Late one Friday night, as I was chilling at a new “buddy’s” house, my phone started ringing. It was Booty-Call Bob. After racking my brain to figure out who, exactly, was calling me at the forbidden hour, I finally realized who it was (his real name is identical to another guy I’d actually been out with once, and I first guessed incorrectly). I ignored his call, for several reasons.

  1. We’d never spoken on the phone before.
  2. I’m not inclined to take calls from people I don’t know in the middle of the night unless I’m drunk or sleeping. (I was neither.)
  3. A call at 2 a.m. on a Saturday morning is the epitome of a booty call. (He hadn’t earned the right to a booty call, friends.)
  4. I was at another dude’s house and having a lovely time. Accepting the call wouldn’t have been kosher behavior.

That call was immediately followed by a text message, to which I did not respond. The text was followed a few minutes later by another call. And then another call. And then another text.

All this pretty much infuriated me. Yeah, I’d been corresponding with this guy for several weeks. And, yeah, we had a good little banter going on (he’s a witty and sarcastic prick. We got along well). But what the hell did he think he was going to accomplish by calling and texting me a total of five times in 10 minutes in the middle of the night? I knew chances were high that he was smashed, but I still didn’t like it one bit. By this time, the dude I was hanging out with had witnessed me silencing my phone several times and had probably seen my jaw tighten with each new ring. He was giving me strange sideways glances, and I felt I had to say something. Rather than get into explaining the whole thing, I just told him that the person who was calling didn’t have sufficient friend privileges for me to answer a call this late. He thought that amusing, and the night progressed without further interruption.

When I checked my inbox the next day, there were two e-mails from Booty-Call Bob, both timed within 10 minutes of his texts/calls from the night before. That really did it. I responded to the e-mail with a terse, “Just got your missed calls and messages. What’s up?” He wrote back a couple hours later with this: “Haha yeah I was being an idiot. Sorry to bug ya at such a late hour. Few too many drinks I feel...”
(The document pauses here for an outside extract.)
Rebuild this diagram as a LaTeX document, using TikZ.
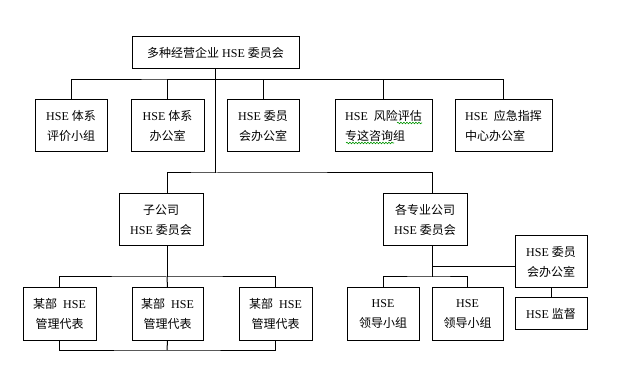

Looking back through my e-mails, I was surprised (and quite dismayed) to find that I’d accepted this half-assed apology/excuse and continued to correspond with Booty-Call Bob, albeit with less frequency. I’d even talked with him about meeting up for drinks. This was one of many times, looking back at our correspondence, that we discussed meeting, and it never panned out. One reason is that he’s repeatedly insisted I come meet him out in Bumfuck, Va. (read: beyond the Metro) to go to a bar (read: either drive home drunk or stay the night with Booty-Call Bob). Another is that the only time Booty-Call Bob seems to want to talk to me is when he’s smashed and (all signs point to) looking for a fitting tail for the end of his evening.

A couple weekends ago, Booty-Call Bob started texting me during the forbidden hour, this time persistently requesting that I drive on over to the bar he was at (again, in Bumfuck, Va.) and hang out with him. When I informed him his request was ridiculous and that I didn’t appreciate him contacting me like I was at his disposal for a booty call, he feigned innocence and again asked me out for sometime later in the week. Of course, he informed me, I’d have to come to him. All attempts at contact stopped on the part of both parties that night. Perhaps, upon reviewing our text conversation at a more sober hour, Booty-Call Rob realized he’d been busted.

I know I’m no saint in the casual sex department. I’ve had my share in the past, and I’ll likely have more. I’ve had arrangements that worked, arrangements that didn’t, arrangements that weren’t arrangements at all but repeated encounters of the drunken (and sometimes regrettable) variety. But, excuse me, Sir, if I gave you my number so you could call me for a date, that’s what you should use it for. Not to call me for some ass and then claim that isn’t why you were calling at all.

* Names have been changed -- for the innocents and the slimeballs alike -- because, hell, I’d want my name changed if someone were putting me in a blog. (And who’s to say any of those were their real names anyway?)